>> begin
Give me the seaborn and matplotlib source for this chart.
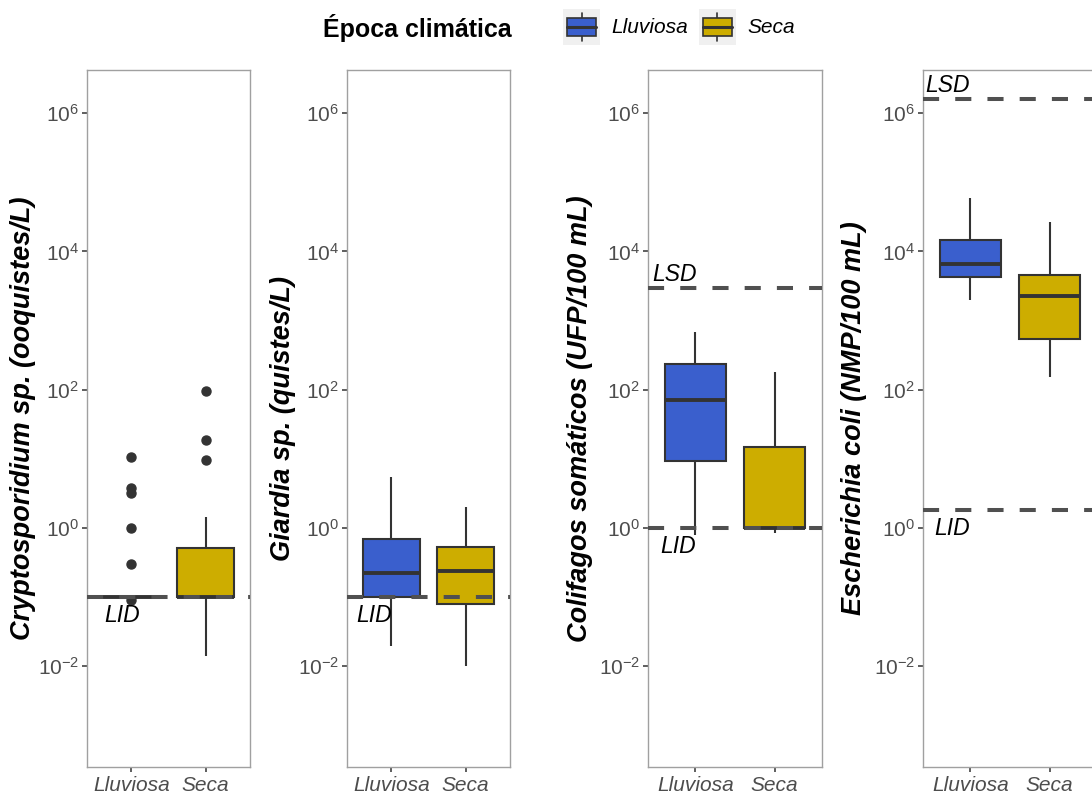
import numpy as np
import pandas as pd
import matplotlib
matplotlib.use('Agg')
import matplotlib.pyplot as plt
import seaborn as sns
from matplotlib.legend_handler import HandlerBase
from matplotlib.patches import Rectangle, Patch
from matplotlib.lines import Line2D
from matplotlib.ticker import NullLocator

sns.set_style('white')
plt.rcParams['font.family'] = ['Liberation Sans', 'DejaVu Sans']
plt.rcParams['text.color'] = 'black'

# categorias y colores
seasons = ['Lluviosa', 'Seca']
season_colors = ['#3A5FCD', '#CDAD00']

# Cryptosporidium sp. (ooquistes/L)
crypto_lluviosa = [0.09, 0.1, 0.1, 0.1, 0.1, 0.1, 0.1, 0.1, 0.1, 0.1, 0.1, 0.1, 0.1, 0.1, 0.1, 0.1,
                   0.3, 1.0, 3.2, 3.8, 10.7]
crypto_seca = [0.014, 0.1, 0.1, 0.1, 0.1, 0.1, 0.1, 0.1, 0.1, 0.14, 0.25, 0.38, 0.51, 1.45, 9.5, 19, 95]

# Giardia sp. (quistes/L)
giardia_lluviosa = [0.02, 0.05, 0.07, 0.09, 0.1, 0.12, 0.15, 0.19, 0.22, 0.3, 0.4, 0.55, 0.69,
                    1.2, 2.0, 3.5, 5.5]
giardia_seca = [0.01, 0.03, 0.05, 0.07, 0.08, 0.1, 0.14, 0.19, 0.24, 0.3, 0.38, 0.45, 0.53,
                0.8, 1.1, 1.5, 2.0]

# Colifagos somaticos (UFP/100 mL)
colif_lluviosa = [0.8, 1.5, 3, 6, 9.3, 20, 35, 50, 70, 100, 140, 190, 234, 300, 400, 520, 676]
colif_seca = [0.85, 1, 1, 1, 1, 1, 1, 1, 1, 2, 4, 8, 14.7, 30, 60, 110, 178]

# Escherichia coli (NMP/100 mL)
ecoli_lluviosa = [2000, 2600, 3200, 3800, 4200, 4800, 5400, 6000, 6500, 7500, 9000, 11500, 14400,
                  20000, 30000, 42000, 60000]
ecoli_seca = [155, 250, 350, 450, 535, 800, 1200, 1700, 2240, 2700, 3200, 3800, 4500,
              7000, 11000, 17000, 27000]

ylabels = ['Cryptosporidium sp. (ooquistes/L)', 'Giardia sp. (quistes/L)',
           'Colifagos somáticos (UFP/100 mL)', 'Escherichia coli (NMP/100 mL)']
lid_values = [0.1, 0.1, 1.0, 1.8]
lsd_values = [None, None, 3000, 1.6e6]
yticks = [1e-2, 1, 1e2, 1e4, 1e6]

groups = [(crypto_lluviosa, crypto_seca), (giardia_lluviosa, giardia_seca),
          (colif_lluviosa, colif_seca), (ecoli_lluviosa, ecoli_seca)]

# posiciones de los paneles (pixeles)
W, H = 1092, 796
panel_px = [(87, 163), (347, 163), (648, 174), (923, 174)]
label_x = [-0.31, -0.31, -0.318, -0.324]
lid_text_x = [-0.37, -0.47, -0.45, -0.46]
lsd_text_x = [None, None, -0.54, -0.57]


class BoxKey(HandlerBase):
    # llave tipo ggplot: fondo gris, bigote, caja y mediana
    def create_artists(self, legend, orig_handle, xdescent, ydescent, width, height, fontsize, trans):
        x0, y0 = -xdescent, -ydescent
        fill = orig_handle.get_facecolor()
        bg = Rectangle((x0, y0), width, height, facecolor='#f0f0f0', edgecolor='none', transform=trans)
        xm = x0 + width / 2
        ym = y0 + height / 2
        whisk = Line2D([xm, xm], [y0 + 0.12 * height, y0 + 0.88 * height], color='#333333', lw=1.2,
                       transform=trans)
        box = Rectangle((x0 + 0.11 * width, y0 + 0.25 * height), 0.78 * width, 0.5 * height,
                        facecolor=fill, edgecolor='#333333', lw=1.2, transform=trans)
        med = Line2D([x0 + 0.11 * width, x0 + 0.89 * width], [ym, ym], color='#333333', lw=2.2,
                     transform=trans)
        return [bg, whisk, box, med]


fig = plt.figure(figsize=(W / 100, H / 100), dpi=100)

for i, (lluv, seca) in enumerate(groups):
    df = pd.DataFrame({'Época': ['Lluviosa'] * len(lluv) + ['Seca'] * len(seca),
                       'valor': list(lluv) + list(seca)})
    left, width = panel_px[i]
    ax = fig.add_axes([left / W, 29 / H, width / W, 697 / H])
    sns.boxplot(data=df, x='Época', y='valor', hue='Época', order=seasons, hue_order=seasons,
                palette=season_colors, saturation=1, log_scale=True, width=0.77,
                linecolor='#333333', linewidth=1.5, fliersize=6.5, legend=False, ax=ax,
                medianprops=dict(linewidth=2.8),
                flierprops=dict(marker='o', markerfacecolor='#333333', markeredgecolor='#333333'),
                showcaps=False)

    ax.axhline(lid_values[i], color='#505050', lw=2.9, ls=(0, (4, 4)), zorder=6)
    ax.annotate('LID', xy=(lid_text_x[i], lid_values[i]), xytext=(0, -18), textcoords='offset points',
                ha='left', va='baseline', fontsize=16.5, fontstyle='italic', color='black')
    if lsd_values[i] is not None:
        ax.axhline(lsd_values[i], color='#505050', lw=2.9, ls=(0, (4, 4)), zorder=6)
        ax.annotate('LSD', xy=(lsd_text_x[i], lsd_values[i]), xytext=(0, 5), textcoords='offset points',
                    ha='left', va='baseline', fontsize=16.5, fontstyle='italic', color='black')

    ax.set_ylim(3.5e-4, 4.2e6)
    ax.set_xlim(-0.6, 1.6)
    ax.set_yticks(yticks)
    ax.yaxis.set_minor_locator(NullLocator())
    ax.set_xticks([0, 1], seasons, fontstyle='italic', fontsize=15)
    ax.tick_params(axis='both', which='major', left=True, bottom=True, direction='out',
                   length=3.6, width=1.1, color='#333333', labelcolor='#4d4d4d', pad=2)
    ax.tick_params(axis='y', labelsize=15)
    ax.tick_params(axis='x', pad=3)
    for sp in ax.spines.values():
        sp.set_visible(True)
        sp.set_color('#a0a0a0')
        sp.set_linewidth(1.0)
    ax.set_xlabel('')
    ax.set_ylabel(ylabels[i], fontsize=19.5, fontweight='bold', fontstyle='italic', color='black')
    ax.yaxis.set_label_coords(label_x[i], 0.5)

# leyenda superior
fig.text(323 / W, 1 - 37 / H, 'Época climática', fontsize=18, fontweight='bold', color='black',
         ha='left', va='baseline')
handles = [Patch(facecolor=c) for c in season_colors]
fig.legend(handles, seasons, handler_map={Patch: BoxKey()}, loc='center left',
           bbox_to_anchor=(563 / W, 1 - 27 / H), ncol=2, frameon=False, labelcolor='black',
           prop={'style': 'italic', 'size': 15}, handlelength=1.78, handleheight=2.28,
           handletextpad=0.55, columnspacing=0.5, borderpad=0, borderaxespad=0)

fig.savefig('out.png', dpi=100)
>> end
>> begin
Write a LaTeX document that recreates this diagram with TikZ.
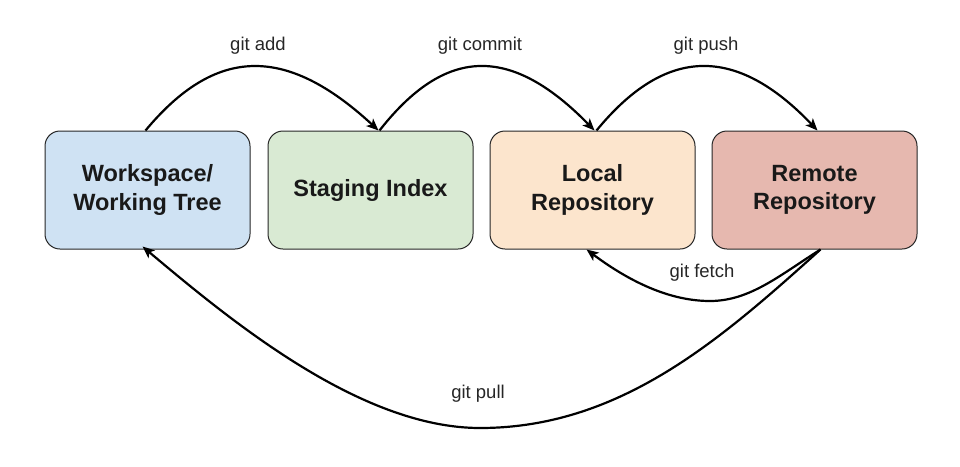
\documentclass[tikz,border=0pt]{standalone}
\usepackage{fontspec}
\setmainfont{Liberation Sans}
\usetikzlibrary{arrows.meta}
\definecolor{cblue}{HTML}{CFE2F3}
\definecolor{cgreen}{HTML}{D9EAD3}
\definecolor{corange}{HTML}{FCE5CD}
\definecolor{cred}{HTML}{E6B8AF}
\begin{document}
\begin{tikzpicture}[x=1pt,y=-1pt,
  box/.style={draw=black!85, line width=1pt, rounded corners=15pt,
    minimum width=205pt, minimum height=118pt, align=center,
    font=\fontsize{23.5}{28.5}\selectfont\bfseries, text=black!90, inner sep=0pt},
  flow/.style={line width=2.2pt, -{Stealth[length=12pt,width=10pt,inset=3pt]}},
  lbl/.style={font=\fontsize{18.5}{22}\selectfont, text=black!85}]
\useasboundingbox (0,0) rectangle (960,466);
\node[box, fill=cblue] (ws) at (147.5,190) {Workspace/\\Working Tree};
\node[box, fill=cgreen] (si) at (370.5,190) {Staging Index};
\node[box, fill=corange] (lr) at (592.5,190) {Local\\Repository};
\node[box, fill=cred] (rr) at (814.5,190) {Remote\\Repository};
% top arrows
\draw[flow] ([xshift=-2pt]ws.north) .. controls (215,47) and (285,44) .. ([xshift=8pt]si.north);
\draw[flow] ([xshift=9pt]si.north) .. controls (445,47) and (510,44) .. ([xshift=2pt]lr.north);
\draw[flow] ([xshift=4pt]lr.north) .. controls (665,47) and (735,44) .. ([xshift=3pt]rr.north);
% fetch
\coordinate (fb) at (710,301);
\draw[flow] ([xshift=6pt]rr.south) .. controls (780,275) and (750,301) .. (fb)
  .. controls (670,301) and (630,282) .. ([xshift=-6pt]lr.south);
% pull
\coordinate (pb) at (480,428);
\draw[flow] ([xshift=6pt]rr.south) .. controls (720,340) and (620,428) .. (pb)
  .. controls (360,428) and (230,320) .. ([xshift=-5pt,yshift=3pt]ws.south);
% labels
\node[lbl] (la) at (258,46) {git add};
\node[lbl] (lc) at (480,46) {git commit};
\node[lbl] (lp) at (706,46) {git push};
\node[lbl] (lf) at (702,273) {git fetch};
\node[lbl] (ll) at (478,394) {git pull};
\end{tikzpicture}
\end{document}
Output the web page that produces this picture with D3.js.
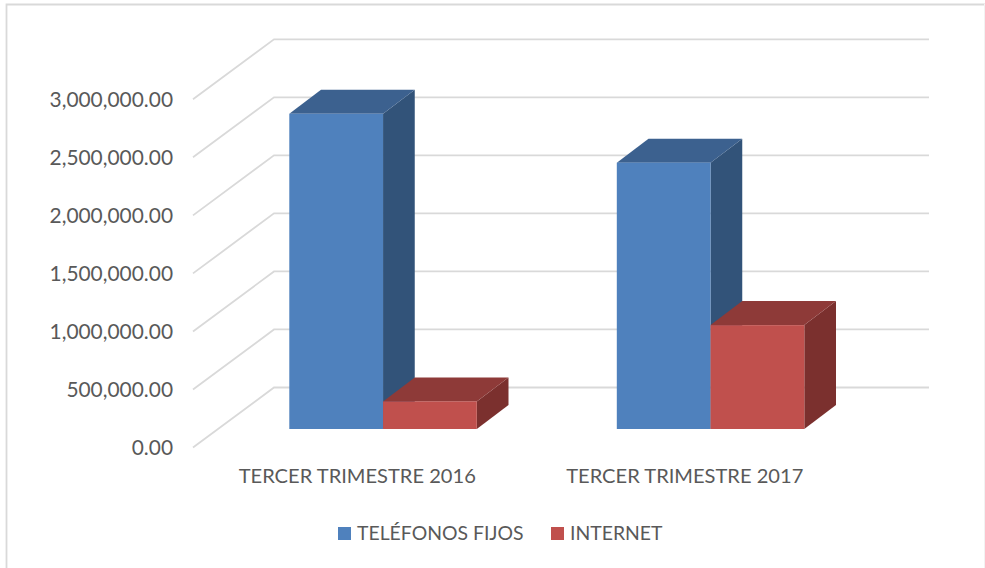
>> end
>> begin
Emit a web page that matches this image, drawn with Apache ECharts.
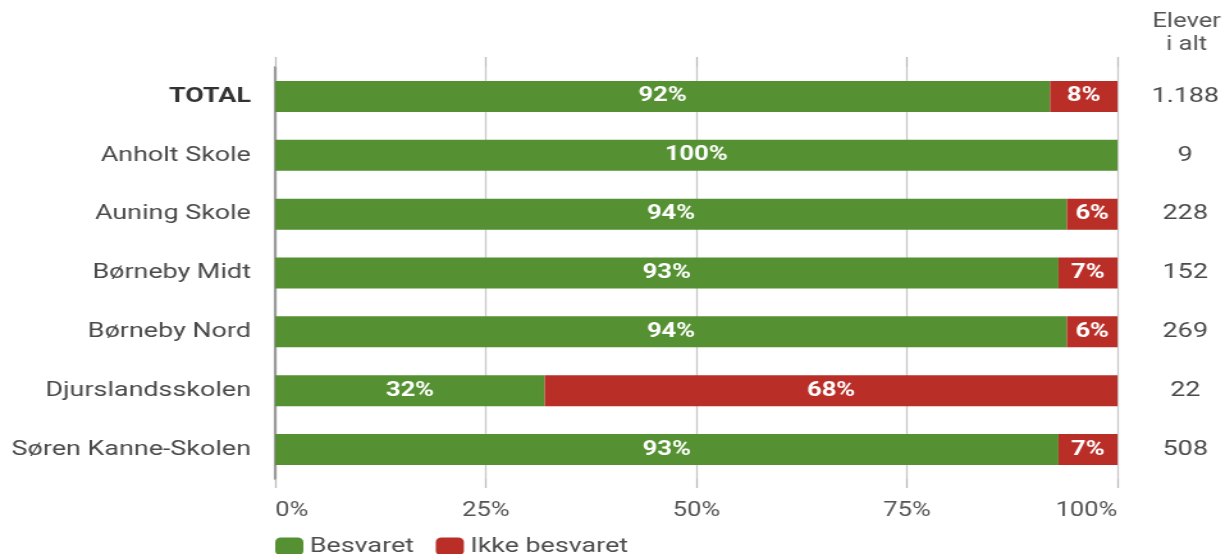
>> end
From the records above, give again only the part that opens with the line containing "Give me the" and closes with the line containing "(colif_lluviosa, colif_seca), (ecoli_lluviosa, ecoli_seca)]". Keep both ends but drop the pictures.

Give me the seaborn and matplotlib source for this chart.
import numpy as np
import pandas as pd
import matplotlib
matplotlib.use('Agg')
import matplotlib.pyplot as plt
import seaborn as sns
from matplotlib.legend_handler import HandlerBase
from matplotlib.patches import Rectangle, Patch
from matplotlib.lines import Line2D
from matplotlib.ticker import NullLocator

sns.set_style('white')
plt.rcParams['font.family'] = ['Liberation Sans', 'DejaVu Sans']
plt.rcParams['text.color'] = 'black'

# categorias y colores
seasons = ['Lluviosa', 'Seca']
season_colors = ['#3A5FCD', '#CDAD00']

# Cryptosporidium sp. (ooquistes/L)
crypto_lluviosa = [0.09, 0.1, 0.1, 0.1, 0.1, 0.1, 0.1, 0.1, 0.1, 0.1, 0.1, 0.1, 0.1, 0.1, 0.1, 0.1,
                   0.3, 1.0, 3.2, 3.8, 10.7]
crypto_seca = [0.014, 0.1, 0.1, 0.1, 0.1, 0.1, 0.1, 0.1, 0.1, 0.14, 0.25, 0.38, 0.51, 1.45, 9.5, 19, 95]

# Giardia sp. (quistes/L)
giardia_lluviosa = [0.02, 0.05, 0.07, 0.09, 0.1, 0.12, 0.15, 0.19, 0.22, 0.3, 0.4, 0.55, 0.69,
                    1.2, 2.0, 3.5, 5.5]
giardia_seca = [0.01, 0.03, 0.05, 0.07, 0.08, 0.1, 0.14, 0.19, 0.24, 0.3, 0.38, 0.45, 0.53,
                0.8, 1.1, 1.5, 2.0]

# Colifagos somaticos (UFP/100 mL)
colif_lluviosa = [0.8, 1.5, 3, 6, 9.3, 20, 35, 50, 70, 100, 140, 190, 234, 300, 400, 520, 676]
colif_seca = [0.85, 1, 1, 1, 1, 1, 1, 1, 1, 2, 4, 8, 14.7, 30, 60, 110, 178]

# Escherichia coli (NMP/100 mL)
ecoli_lluviosa = [2000, 2600, 3200, 3800, 4200, 4800, 5400, 6000, 6500, 7500, 9000, 11500, 14400,
                  20000, 30000, 42000, 60000]
ecoli_seca = [155, 250, 350, 450, 535, 800, 1200, 1700, 2240, 2700, 3200, 3800, 4500,
              7000, 11000, 17000, 27000]

ylabels = ['Cryptosporidium sp. (ooquistes/L)', 'Giardia sp. (quistes/L)',
           'Colifagos somáticos (UFP/100 mL)', 'Escherichia coli (NMP/100 mL)']
lid_values = [0.1, 0.1, 1.0, 1.8]
lsd_values = [None, None, 3000, 1.6e6]
yticks = [1e-2, 1, 1e2, 1e4, 1e6]

groups = [(crypto_lluviosa, crypto_seca), (giardia_lluviosa, giardia_seca),
          (colif_lluviosa, colif_seca), (ecoli_lluviosa, ecoli_seca)]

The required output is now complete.